:: Given material ::
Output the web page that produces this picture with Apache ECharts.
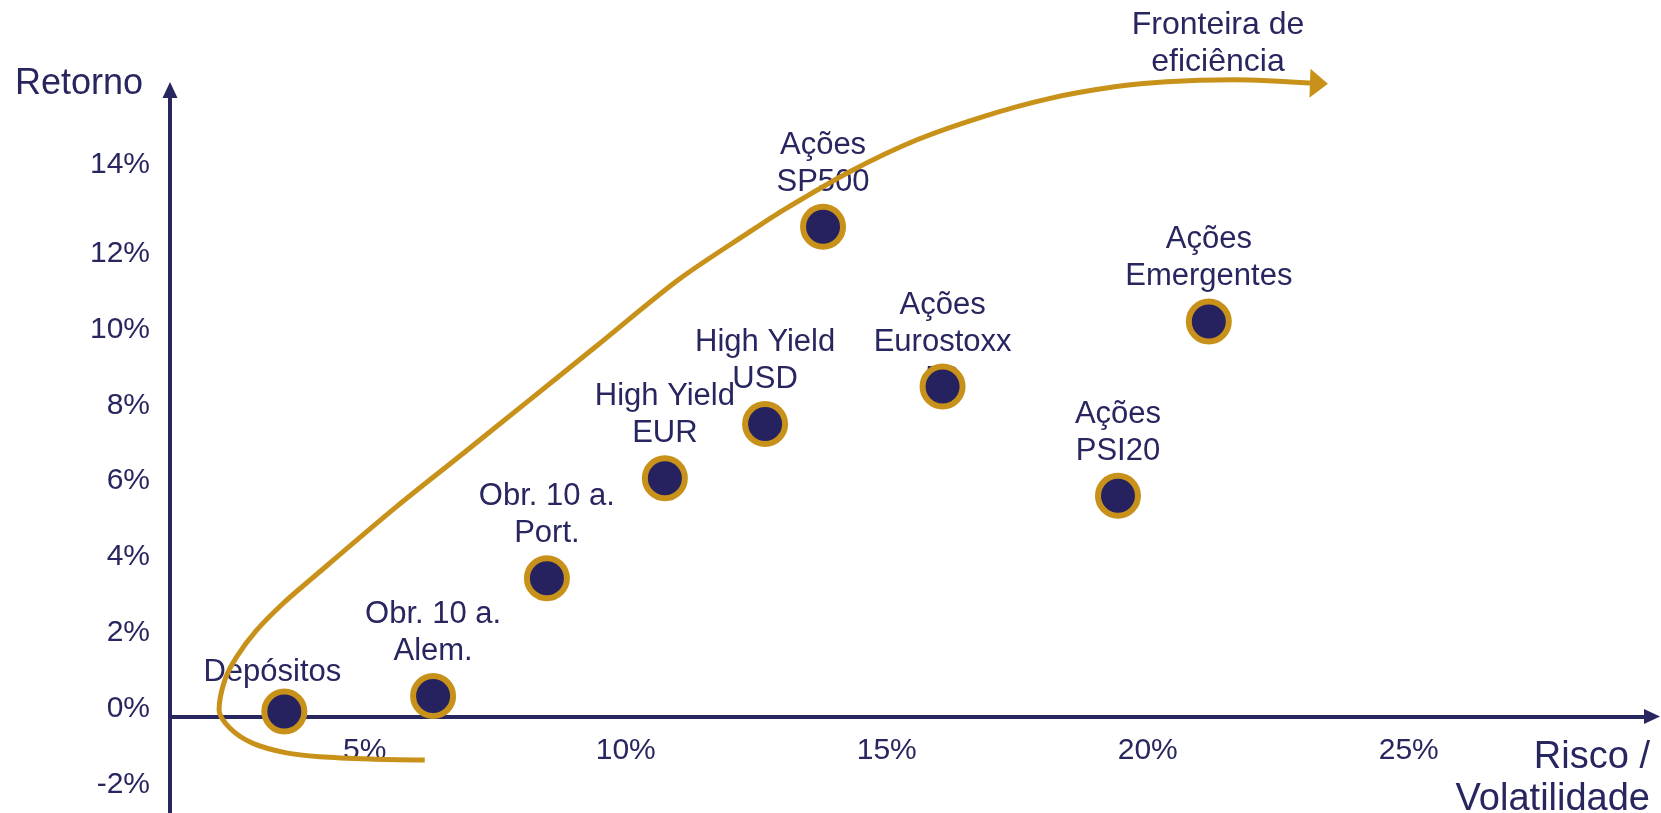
<!DOCTYPE html>
<html>
<head>
<meta charset="utf-8">
<title>Fronteira de eficiência</title>
<script src="https://cdn.jsdelivr.net/npm/echarts@6/dist/echarts.min.js"></script>
<style>
  html, body { margin: 0; padding: 0; background: #ffffff; }
  #chart { width: 1661px; height: 813px; }
</style>
</head>
<body>
<div id="chart"></div>
<script>
// Asset classes: risk (volatility, %) and return (%)
const assetNames = [
  'Depósitos',
  'Obr. 10 a.\nAlem.',
  'Obr. 10 a.\nPort.',
  'High Yield\nEUR',
  'High Yield\nUSD',
  'Ações\nSP500',
  'Ações\nEurostoxx\n50',
  'Ações\nPSI20',
  'Ações\nEmergentes'
];
const assetRisk   = [3.46, 6.31, 8.49, 10.75, 12.67, 13.78, 16.07, 19.43, 21.17];
const assetReturn = [0.13, 0.54, 3.65, 6.29, 7.72, 12.93, 8.71, 5.83, 10.43];

// Efficient frontier sketch, traced from its lower tail up to the arrow
const frontierRisk = [6.15, 5.10, 4.14, 3.50, 2.86, 2.42, 2.21, 2.32, 2.55, 2.93, 3.44, 3.95,
  5.61, 6.89, 8.16, 9.44, 11.01, 12.38, 13.02, 14.30, 15.57, 16.85, 18.13, 19.40, 20.36, 21.64, 23.28];
const frontierReturn = [-1.15, -1.12, -1.06, -0.96, -0.71, -0.31, 0.17, 0.96, 1.58, 2.28, 2.99, 3.60,
  5.54, 6.95, 8.36, 9.78, 11.53, 12.80, 13.37, 14.39, 15.22, 15.84, 16.32, 16.63, 16.76, 16.81, 16.71];

// Tick labels
const riskTicks = [5, 10, 15, 20, 25];
const returnTicks = [-2, 0, 2, 4, 6, 8, 10, 12, 14];

const NAVY = '#28265f';
const GOLD = '#c8921a';
const FONT = '"Liberation Sans", Arial, Helvetica, sans-serif';

// the single-line deposit label sits a little lower and to the left
const labelNudge = { 'Depósitos': [-12, 5] };

const assetData = assetNames.map((n, i) => [assetRisk[i], assetReturn[i], n]);
const frontierData = frontierRisk.map((x, i) => [x, frontierReturn[i]]);
const frontierEnd = frontierData[frontierData.length - 1];

// Labels with a third line keep their first two lines above the marker
const labelData = assetData.map(d => {
  const lines = d[2].split('\n').length;
  const item = { value: d };
  if (lines > 2) item.label = { offset: [0, 37 * (lines - 2)] };
  if (labelNudge[d[2]]) item.label = { offset: labelNudge[d[2]] };
  return item;
});

const xRange = { min: 1.27, max: 29.66 };
// pixel distance from the bottom of the plot up to the zero-return line
const zeroLineFromBottom = 96.5;

const chart = echarts.init(document.getElementById('chart'), null, { renderer: 'canvas' });

chart.setOption({
  animation: false,
  backgroundColor: '#ffffff',
  textStyle: { fontFamily: FONT },
  grid: { left: 170, right: 9, top: 90, bottom: 0, outerBoundsMode: 'none' },
  xAxis: [
    {
      type: 'value',
      min: xRange.min,
      max: xRange.max,
      axisLine: {
        show: true,
        onZero: true,
        symbol: ['none', 'triangle'],
        symbolSize: [15, 16],
        lineStyle: { color: NAVY, width: 4 }
      },
      axisTick: { show: false },
      splitLine: { show: false },
      axisLabel: { show: false }
    },
    {
      // carries the risk tick labels just under the zero-return line
      type: 'value',
      position: 'bottom',
      offset: -zeroLineFromBottom,
      min: xRange.min,
      max: xRange.max,
      axisLine: { show: false, onZero: false },
      axisTick: { show: false },
      splitLine: { show: false },
      axisLabel: {
        show: true,
        customValues: riskTicks,
        formatter: v => v + '%',
        color: NAVY,
        fontSize: 30,
        fontFamily: FONT,
        margin: 19
      }
    }
  ],
  yAxis: {
    type: 'value',
    min: -2.548,
    max: 16.54,
    axisLine: {
      show: true,
      symbol: ['none', 'triangle'],
      symbolSize: [15, 16],
      lineStyle: { color: NAVY, width: 4 }
    },
    axisTick: { show: false },
    splitLine: { show: false },
    axisLabel: {
      customValues: returnTicks,
      formatter: v => (v === 14 ? '{hi|' + v + '%}' : v + '%'),
      color: NAVY,
      fontSize: 30,
      fontFamily: FONT,
      margin: 20,
      padding: [0, 0, 16, 0],
      rich: {
        hi: { fontSize: 30, fontFamily: FONT, color: NAVY, padding: [0, 0, 27, 0] }
      }
    }
  },
  series: [
    {
      // asset names, sitting beneath the frontier and the markers
      type: 'scatter',
      z: 1,
      silent: true,
      symbolSize: 40,
      itemStyle: { color: 'rgba(0,0,0,0)', opacity: 1 },
      data: labelData,
      label: {
        show: true,
        position: 'top',
        distance: 6,
        formatter: p => p.value[2],
        color: NAVY,
        opacity: 1,
        fontSize: 31,
        lineHeight: 37,
        fontFamily: FONT,
        align: 'center'
      }
    },
    {
      type: 'line',
      z: 2,
      silent: true,
      clip: false,
      smooth: 0.3,
      showSymbol: false,
      data: frontierData,
      lineStyle: { color: GOLD, width: 5 }
    },
    {
      // arrowhead at the open end of the frontier
      type: 'scatter',
      z: 2,
      silent: true,
      clip: false,
      symbol: 'triangle',
      symbolSize: [29, 18],
      symbolRotate: -92,
      itemStyle: { color: GOLD, opacity: 1 },
      data: [frontierEnd]
    },
    {
      type: 'scatter',
      z: 3,
      silent: true,
      symbolSize: 40,
      data: assetData,
      itemStyle: { color: '#262260', borderColor: GOLD, borderWidth: 6, opacity: 1 }
    }
  ],
  graphic: [
    {
      type: 'text',
      x: 79, y: 84,
      style: {
        text: 'Retorno',
        fill: NAVY,
        font: '36px ' + FONT,
        textAlign: 'center',
        textVerticalAlign: 'middle'
      }
    },
    {
      type: 'text',
      x: 1650, y: 737,
      style: {
        text: 'Risco /\nVolatilidade',
        fill: NAVY,
        font: '38px ' + FONT,
        lineHeight: 42,
        textAlign: 'right',
        textVerticalAlign: 'top'
      }
    },
    {
      type: 'text',
      x: 1218, y: 7,
      style: {
        text: 'Fronteira de\neficiência',
        fill: NAVY,
        font: '32px ' + FONT,
        lineHeight: 37,
        textAlign: 'center',
        textVerticalAlign: 'top'
      }
    }
  ]
});
</script>
</body>
</html>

:: What you will do ::
Copy out each line of the data where the string "with" appears.

:: Final result ::
Output the web page that produces this picture with Apache ECharts.
// Labels with a third line keep their first two lines above the marker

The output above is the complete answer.